** start of Data for this task **
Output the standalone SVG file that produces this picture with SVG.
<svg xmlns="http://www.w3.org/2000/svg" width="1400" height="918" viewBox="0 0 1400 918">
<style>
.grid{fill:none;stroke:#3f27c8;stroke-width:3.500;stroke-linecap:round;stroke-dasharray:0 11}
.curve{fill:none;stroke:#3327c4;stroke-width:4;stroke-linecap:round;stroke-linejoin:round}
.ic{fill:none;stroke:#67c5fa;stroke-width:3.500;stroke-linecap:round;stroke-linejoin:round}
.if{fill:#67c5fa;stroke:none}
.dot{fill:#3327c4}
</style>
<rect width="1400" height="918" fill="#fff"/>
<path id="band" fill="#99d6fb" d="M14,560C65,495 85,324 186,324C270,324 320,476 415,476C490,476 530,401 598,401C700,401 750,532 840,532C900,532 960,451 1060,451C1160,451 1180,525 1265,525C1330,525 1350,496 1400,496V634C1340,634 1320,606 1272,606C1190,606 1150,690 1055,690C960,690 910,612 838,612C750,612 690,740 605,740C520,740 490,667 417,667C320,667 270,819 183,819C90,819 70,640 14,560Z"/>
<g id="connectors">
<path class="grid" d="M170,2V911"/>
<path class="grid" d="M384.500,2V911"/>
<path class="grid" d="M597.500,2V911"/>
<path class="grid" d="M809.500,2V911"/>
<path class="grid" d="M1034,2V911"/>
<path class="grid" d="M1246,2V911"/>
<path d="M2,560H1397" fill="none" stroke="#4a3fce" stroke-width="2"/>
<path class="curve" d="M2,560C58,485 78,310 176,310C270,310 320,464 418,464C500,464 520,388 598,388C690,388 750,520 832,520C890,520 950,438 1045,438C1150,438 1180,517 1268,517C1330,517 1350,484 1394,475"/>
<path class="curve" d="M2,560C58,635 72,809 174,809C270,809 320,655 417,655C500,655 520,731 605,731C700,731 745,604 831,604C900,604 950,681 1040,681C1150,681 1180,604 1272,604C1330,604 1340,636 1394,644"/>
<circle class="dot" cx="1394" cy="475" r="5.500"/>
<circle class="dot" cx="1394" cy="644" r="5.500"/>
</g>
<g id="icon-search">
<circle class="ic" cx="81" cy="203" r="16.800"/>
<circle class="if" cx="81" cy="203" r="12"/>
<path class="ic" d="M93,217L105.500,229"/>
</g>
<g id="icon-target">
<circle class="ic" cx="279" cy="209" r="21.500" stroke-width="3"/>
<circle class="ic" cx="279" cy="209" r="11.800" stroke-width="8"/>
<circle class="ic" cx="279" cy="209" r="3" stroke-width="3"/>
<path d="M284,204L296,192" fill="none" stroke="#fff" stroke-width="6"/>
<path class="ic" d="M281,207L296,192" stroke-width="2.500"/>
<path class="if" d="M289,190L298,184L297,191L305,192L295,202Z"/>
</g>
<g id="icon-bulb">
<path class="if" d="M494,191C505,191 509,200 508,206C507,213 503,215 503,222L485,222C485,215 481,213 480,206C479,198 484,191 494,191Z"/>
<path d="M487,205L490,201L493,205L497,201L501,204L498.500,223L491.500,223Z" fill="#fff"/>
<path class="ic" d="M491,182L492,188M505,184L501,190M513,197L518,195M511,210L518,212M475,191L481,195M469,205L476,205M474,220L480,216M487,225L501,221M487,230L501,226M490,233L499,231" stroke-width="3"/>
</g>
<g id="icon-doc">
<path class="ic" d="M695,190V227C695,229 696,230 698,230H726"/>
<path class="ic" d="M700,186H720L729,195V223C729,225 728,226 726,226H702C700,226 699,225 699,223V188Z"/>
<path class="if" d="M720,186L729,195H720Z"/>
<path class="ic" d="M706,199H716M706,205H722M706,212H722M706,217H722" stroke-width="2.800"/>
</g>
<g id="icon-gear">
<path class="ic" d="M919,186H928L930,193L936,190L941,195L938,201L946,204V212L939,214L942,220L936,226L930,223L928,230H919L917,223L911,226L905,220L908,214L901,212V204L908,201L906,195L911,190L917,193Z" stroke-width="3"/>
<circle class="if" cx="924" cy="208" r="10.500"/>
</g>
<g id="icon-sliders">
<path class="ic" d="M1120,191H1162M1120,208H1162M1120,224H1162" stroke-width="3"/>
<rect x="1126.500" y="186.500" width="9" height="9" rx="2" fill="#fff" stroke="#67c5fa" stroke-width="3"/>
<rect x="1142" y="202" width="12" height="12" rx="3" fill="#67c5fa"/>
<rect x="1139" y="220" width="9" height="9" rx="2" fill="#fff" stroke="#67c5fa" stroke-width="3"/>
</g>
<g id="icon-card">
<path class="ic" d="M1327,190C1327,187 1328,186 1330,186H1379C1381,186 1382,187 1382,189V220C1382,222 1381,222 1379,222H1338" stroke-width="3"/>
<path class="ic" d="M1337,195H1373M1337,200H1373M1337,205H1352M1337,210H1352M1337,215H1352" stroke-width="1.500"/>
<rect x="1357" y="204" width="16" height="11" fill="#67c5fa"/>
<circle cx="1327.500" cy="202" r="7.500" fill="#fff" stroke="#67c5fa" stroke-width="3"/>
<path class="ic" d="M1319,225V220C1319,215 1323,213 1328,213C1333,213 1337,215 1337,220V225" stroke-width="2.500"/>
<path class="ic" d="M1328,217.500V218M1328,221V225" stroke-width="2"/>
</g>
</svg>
** end of Data for this task **
** start of Data for this task **
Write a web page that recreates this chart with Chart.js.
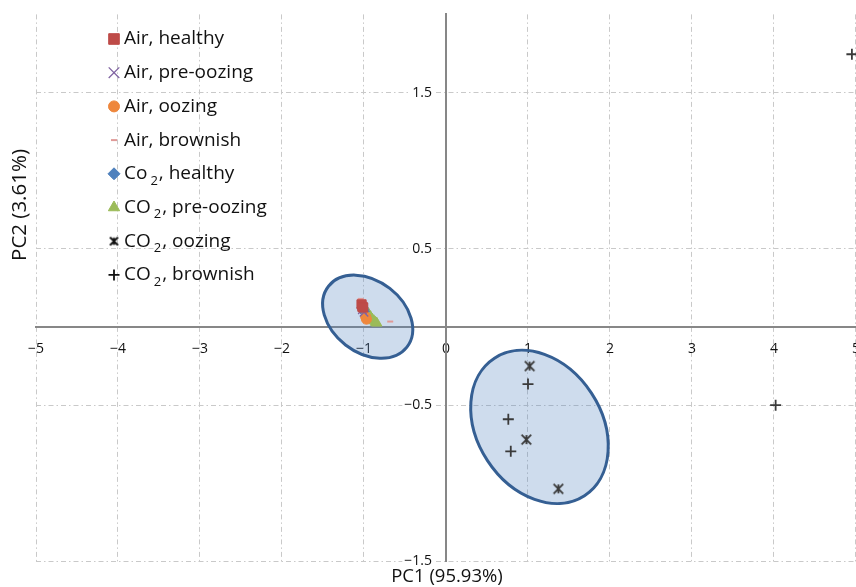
** end of Data for this task **
** start of Data for this task **
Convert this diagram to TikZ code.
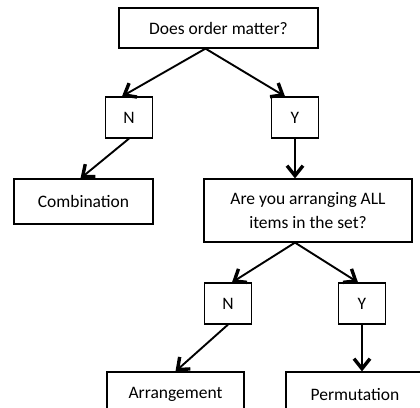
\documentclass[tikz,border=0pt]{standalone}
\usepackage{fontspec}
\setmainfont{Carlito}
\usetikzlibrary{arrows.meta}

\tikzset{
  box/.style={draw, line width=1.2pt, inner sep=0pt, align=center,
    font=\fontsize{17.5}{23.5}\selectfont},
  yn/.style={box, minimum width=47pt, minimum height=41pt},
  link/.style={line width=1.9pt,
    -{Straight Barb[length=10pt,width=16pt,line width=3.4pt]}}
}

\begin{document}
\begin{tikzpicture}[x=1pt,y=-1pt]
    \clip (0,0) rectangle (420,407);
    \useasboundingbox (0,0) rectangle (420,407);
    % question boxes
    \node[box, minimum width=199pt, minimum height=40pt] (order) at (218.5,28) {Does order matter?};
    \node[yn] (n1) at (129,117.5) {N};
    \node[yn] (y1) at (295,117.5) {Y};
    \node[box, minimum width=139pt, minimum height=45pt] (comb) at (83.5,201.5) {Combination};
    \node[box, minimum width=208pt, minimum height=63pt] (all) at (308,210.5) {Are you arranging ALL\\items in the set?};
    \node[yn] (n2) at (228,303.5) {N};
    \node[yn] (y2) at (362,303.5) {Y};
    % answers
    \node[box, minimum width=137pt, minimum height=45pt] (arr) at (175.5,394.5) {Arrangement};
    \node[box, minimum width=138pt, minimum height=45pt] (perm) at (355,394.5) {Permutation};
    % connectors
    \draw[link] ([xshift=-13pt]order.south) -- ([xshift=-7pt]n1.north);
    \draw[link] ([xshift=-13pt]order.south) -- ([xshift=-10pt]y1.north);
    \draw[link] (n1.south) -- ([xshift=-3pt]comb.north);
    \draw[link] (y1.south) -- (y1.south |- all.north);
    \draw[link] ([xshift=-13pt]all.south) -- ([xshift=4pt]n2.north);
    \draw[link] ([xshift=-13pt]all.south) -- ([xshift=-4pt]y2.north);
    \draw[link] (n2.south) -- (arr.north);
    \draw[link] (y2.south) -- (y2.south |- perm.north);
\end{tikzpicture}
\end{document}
** end of Data for this task **
Pull every line containing "with" out of the records.

• Solution to the problem:
Output the standalone SVG file that produces this picture with SVG.
Write a web page that recreates this chart with Chart.js.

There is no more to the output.